MacLaverty, whose partner is Colin Spence, executive chairman at a Glasgow-based communications group (they have a two-year-old son, Sam), remains engagingly upbeat about the state of Scotland's creative industries. She cites two new films she's eager to catch: Not Another Happy Ending, starring Karen Gillan, and Stuart Murdoch's God Help the Girl.

The next big event in her calendar is November's annual awards. MacLaverty talks about how "a couple of really big names" will be honoured; and about the wide choice of eligible feature films and documentaries (Disney-Pixar's Brave isn't, of course, eligible, but she hopes to "at least give a nod" in its direction next month).

She is genuinely enthusiastic about her organisation's New Talent awards, about the talent they unearth and the doors a Bafta award can open. Some are already doing well. This year's New Work category winner Anna Ginsburg triumphed for her How Can You Swallow So Much Sleep?, a four-minute, stop-frame animated music video which, as of last week, has had more than 912,000 hits on YouTube.

Reflecting on her career, MacLaverty thinks back to how, when she was coming out of art school, a friend who was a prominent production designer offered her a job if she could learn how to drive. She can drive now, of course, but this is always the first advice she offers to young hopefuls. Make it a priority to get your licence.

"We did a masterclass in Edinburgh this summer with Anna Skrein, an art department co-ordinator who has worked on Bond and other big-name films. She was telling these young people how to get into the industry. I put my hand up and said, 'The first thing is, you have to learn how to drive.' Anna said, 'Well, that's a given', and I just thought, 'Fine, but you didn't say that!'"

Jude MacLaverty Bafta in Scotland director

Career high: I love working on the Bafta in Scotland New Talent awards.

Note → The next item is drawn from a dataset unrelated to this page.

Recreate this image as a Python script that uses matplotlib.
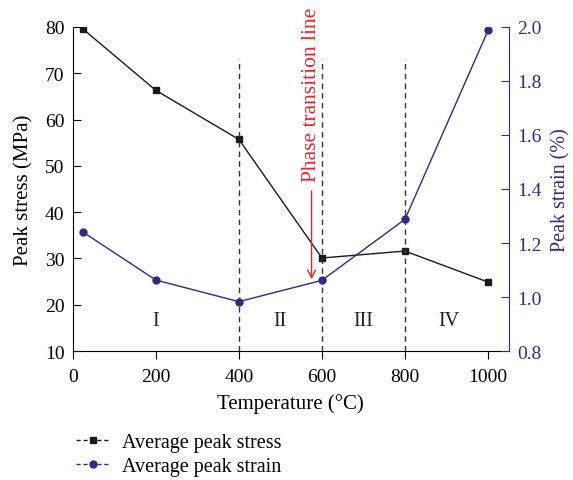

It's always a vibrant, rewarding event.

Career low: Technical issues at any event make me cringe and slide down into my seat.

Best trait: Being able to laugh in the face of adversity.

Worst trait: Laughing in the face of adversity.

Biggest influence: My family and two-year-old son.

Favourite meal: Italian carbohydrate loveliness.

Favourite holiday destination: New York City or the Isle of Islay (where I grew up) on a sunny day.

Favourite film: I could watch Annie Hall over and over again.

Favourite music: Ella Fitzgerald, 1980s rubbish, The Smiths, A Rainy Night in Soho by The Pogues is an all-time favourite song.

Last book read: Red Dust Road by Jackie Kay.

Ideal dinner guests: Bob Mortimer, Michael Palin, Julie Walters, pictured, Dolly Parton, all my mates – and George Michael to give us a lift home.